Entries provided ::
———

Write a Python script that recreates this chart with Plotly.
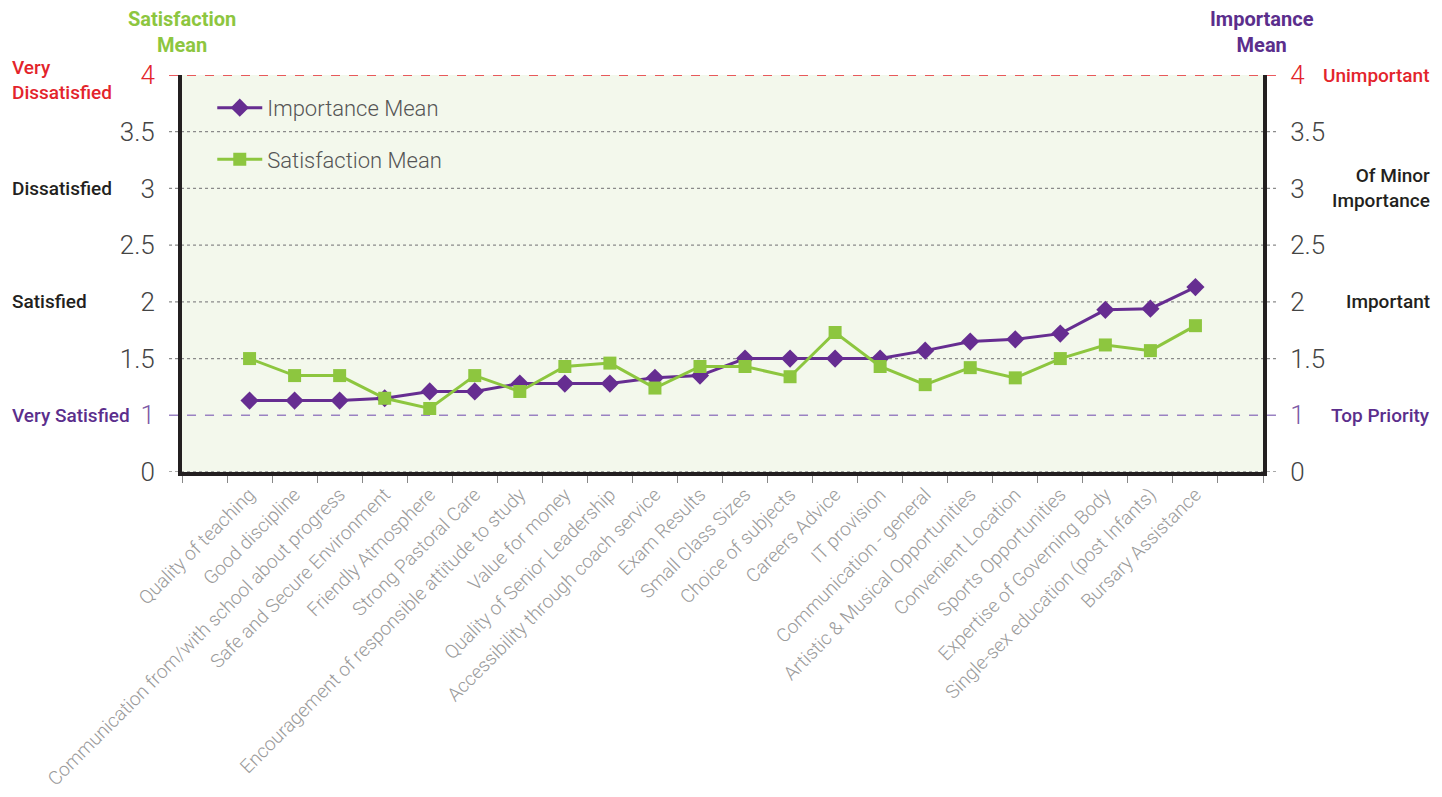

———

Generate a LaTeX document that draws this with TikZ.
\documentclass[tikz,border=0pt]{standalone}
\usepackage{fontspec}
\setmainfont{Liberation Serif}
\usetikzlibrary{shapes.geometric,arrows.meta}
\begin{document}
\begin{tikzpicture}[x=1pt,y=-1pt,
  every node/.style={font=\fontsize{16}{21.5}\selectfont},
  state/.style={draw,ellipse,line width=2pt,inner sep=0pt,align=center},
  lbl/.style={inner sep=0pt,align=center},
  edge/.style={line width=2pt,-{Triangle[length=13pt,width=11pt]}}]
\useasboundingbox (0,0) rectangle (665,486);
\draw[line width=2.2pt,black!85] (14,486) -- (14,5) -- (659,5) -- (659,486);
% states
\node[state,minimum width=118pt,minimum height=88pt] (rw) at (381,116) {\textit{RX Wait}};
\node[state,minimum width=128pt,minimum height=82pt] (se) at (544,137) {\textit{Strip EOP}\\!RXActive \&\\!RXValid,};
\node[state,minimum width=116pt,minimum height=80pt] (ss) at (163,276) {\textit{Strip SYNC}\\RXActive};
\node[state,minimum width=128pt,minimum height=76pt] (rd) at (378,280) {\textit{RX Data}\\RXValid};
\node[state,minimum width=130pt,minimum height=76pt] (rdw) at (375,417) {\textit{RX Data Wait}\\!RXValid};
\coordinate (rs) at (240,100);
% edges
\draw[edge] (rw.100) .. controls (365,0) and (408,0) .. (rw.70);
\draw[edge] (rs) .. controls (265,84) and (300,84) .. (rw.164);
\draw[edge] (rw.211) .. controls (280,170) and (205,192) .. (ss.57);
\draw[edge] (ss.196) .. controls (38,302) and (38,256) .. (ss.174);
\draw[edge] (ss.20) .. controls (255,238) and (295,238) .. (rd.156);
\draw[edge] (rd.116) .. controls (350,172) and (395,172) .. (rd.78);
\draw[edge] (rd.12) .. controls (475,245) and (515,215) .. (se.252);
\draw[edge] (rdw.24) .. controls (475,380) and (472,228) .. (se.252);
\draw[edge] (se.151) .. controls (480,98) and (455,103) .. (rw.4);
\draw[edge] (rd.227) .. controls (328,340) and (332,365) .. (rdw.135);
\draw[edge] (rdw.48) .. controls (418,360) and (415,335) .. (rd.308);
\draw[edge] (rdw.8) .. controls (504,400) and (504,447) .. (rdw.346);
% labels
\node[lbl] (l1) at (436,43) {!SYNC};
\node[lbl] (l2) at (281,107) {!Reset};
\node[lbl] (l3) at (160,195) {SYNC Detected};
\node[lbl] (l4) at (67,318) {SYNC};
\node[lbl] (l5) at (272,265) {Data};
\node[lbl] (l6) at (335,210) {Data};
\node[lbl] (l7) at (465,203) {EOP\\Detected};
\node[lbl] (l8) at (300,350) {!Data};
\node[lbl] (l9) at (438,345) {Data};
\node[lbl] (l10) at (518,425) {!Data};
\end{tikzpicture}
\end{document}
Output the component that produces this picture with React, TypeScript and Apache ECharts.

———

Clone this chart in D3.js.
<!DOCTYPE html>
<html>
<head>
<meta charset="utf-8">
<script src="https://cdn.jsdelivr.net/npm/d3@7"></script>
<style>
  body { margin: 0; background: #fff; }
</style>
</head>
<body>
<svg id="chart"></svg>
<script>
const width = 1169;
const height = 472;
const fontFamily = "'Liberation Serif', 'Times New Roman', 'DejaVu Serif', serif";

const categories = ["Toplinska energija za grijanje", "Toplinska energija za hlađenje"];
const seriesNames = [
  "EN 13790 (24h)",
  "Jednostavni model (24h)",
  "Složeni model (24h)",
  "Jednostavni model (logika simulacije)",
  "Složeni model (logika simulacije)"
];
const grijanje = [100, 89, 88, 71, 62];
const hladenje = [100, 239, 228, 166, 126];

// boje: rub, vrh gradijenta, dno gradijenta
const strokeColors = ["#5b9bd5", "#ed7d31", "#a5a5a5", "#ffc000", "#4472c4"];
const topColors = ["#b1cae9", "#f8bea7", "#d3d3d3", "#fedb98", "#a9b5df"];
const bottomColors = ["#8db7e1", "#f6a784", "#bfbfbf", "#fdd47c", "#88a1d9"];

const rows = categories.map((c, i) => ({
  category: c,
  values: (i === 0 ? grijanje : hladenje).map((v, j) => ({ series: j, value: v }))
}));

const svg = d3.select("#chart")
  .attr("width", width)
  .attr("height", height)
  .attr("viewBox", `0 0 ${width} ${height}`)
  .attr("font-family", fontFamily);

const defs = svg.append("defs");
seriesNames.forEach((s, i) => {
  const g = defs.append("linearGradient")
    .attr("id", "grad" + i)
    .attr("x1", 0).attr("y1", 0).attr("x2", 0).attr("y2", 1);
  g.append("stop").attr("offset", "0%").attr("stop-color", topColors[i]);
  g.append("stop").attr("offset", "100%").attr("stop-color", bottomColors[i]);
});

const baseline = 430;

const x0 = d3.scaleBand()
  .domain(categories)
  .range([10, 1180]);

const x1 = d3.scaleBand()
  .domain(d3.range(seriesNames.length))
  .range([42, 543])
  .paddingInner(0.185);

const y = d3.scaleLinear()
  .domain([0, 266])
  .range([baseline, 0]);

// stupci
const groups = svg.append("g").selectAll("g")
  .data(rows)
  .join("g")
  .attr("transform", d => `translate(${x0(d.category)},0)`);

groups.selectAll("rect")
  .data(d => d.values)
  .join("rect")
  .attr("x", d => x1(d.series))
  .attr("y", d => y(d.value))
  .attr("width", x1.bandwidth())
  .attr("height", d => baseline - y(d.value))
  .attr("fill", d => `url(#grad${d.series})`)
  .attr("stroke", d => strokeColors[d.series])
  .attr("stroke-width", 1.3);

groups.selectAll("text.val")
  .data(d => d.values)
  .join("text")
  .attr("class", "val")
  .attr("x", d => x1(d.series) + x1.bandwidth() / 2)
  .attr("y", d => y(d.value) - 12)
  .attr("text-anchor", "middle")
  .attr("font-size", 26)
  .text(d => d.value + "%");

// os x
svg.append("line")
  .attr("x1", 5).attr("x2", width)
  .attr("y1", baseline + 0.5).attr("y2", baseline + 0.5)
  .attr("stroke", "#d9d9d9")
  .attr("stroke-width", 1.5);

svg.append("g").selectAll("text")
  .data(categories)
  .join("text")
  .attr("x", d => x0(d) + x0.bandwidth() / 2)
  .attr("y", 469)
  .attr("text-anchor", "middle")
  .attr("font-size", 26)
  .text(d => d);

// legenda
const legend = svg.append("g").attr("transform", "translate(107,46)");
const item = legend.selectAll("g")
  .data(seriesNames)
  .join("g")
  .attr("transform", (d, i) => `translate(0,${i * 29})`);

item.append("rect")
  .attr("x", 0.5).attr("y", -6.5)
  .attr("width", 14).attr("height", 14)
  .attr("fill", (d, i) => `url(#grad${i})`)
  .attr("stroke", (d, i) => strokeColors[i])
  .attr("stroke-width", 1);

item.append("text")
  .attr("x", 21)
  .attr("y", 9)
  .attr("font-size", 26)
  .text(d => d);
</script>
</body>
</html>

———

Reproduce exactly the lines from the one containing "Clone this chart in D3.js." through the one containing "Serif', 'Times New", inclusive, and nothing else.

Clone this chart in D3.js.
<!DOCTYPE html>
<html>
<head>
<meta charset="utf-8">
<script src="https://cdn.jsdelivr.net/npm/d3@7"></script>
<style>
  body { margin: 0; background: #fff; }
</style>
</head>
<body>
<svg id="chart"></svg>
<script>
const width = 1169;
const height = 472;
const fontFamily = "'Liberation Serif', 'Times New Roman', 'DejaVu Serif', serif";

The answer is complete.